◆ **SOURCE MATERIAL**:
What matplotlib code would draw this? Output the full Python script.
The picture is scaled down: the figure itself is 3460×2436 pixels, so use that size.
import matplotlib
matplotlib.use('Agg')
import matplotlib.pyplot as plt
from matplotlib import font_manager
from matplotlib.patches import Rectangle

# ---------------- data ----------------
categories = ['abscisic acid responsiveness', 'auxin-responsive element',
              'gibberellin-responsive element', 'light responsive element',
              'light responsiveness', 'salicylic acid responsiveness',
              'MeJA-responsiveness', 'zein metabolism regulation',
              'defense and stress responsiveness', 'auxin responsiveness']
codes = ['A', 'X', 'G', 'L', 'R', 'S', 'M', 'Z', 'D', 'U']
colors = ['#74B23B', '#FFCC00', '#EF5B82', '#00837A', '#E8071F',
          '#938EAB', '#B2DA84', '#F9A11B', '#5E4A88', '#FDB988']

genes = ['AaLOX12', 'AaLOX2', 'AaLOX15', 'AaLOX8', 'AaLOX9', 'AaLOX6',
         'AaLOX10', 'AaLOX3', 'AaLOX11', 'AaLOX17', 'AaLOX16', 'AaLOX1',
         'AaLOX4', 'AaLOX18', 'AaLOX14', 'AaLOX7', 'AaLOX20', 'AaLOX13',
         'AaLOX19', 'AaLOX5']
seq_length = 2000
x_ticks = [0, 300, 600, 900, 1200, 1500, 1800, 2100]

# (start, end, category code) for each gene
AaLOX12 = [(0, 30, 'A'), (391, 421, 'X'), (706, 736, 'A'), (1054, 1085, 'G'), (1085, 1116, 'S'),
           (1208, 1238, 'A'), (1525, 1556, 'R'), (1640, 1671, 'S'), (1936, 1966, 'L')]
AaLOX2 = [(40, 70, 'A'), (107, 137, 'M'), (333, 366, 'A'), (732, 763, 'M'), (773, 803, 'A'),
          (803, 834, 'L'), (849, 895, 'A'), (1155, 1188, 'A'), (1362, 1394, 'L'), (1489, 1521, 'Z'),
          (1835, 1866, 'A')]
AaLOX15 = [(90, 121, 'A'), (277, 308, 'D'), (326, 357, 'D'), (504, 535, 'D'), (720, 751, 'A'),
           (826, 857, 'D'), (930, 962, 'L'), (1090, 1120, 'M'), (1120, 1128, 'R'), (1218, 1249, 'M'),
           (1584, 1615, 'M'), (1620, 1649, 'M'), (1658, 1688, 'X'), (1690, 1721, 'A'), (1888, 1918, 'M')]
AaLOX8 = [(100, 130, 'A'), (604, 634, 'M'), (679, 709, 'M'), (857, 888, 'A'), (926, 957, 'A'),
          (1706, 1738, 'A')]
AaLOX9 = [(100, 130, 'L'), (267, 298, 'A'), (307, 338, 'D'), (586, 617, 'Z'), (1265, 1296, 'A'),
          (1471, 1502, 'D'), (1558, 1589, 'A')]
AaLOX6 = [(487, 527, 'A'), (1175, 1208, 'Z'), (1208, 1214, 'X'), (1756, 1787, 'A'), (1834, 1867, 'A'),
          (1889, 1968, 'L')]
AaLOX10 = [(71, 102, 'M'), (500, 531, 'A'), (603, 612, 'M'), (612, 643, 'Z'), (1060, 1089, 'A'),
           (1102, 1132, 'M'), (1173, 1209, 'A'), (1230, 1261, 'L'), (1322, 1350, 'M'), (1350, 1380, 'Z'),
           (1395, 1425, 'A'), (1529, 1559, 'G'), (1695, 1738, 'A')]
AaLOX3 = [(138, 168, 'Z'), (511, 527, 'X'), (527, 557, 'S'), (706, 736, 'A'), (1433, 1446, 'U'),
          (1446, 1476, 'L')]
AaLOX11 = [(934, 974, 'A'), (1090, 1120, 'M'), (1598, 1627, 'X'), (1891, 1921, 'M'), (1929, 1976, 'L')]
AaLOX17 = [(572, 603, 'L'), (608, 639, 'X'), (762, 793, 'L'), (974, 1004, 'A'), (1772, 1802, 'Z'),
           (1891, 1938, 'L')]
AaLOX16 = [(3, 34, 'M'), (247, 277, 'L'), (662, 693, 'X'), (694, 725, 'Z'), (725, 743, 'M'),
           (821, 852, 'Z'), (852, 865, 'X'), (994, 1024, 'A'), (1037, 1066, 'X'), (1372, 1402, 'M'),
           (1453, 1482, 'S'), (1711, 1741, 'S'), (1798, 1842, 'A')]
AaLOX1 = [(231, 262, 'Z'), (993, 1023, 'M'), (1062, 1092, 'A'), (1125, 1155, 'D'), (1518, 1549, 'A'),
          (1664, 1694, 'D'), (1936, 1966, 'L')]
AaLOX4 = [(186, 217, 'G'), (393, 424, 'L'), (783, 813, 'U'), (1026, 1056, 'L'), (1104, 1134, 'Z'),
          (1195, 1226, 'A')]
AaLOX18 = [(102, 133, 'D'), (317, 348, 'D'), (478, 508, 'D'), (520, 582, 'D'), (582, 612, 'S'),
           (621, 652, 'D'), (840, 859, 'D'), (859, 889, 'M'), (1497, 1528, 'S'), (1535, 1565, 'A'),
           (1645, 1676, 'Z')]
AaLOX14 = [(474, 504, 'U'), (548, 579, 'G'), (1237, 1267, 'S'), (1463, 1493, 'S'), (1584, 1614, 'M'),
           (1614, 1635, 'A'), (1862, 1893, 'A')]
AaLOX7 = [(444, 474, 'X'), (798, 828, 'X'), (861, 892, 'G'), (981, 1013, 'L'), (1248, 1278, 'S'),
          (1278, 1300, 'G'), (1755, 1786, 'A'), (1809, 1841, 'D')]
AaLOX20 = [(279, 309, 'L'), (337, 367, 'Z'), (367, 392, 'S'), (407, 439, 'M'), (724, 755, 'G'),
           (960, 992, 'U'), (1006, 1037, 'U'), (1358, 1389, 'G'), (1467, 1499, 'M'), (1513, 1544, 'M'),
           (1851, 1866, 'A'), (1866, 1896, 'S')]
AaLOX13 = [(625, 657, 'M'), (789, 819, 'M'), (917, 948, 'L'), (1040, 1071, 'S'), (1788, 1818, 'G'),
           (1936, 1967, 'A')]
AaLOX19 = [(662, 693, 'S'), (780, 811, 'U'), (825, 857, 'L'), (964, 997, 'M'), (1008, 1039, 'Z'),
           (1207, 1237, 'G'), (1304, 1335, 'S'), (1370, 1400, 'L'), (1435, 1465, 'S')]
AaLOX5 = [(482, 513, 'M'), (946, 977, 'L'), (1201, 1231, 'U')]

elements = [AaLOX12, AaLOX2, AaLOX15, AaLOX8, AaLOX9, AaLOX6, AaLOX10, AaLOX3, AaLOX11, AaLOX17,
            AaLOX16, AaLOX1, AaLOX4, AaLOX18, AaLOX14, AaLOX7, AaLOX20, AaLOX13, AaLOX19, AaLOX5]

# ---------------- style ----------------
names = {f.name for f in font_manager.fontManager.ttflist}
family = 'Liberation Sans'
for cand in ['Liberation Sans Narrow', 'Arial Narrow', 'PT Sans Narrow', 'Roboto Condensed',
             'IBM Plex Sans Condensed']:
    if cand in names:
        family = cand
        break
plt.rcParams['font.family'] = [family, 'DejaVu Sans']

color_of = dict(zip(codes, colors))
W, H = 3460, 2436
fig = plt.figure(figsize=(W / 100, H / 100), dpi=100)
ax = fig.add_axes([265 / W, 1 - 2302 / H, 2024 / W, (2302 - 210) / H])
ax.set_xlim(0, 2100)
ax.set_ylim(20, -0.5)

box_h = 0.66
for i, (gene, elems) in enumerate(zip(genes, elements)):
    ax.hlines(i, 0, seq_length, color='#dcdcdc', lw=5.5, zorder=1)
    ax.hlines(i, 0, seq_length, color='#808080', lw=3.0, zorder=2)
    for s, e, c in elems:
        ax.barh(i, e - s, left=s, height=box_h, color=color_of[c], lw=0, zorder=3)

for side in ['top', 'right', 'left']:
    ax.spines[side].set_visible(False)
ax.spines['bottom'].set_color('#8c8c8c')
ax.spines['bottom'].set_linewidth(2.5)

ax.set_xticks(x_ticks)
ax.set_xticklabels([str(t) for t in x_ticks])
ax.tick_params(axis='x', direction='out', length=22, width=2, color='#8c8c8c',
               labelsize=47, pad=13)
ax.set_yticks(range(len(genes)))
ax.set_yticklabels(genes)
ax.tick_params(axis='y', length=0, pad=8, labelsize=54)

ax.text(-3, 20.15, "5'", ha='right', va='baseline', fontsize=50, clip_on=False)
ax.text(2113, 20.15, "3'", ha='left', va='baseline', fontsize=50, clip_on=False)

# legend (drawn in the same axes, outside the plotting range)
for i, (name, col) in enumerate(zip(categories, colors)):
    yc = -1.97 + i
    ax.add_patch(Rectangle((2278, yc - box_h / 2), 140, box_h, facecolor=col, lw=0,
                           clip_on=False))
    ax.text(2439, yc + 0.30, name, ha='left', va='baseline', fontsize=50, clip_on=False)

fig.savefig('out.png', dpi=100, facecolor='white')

◆ **WORK REQUIRED**:
Return every line containing "matplotlib".

◆ **SOLUTION TO THIS PROBLEM**:
What matplotlib code would draw this? Output the full Python script.
import matplotlib
matplotlib.use('Agg')
import matplotlib.pyplot as plt
from matplotlib import font_manager
from matplotlib.patches import Rectangle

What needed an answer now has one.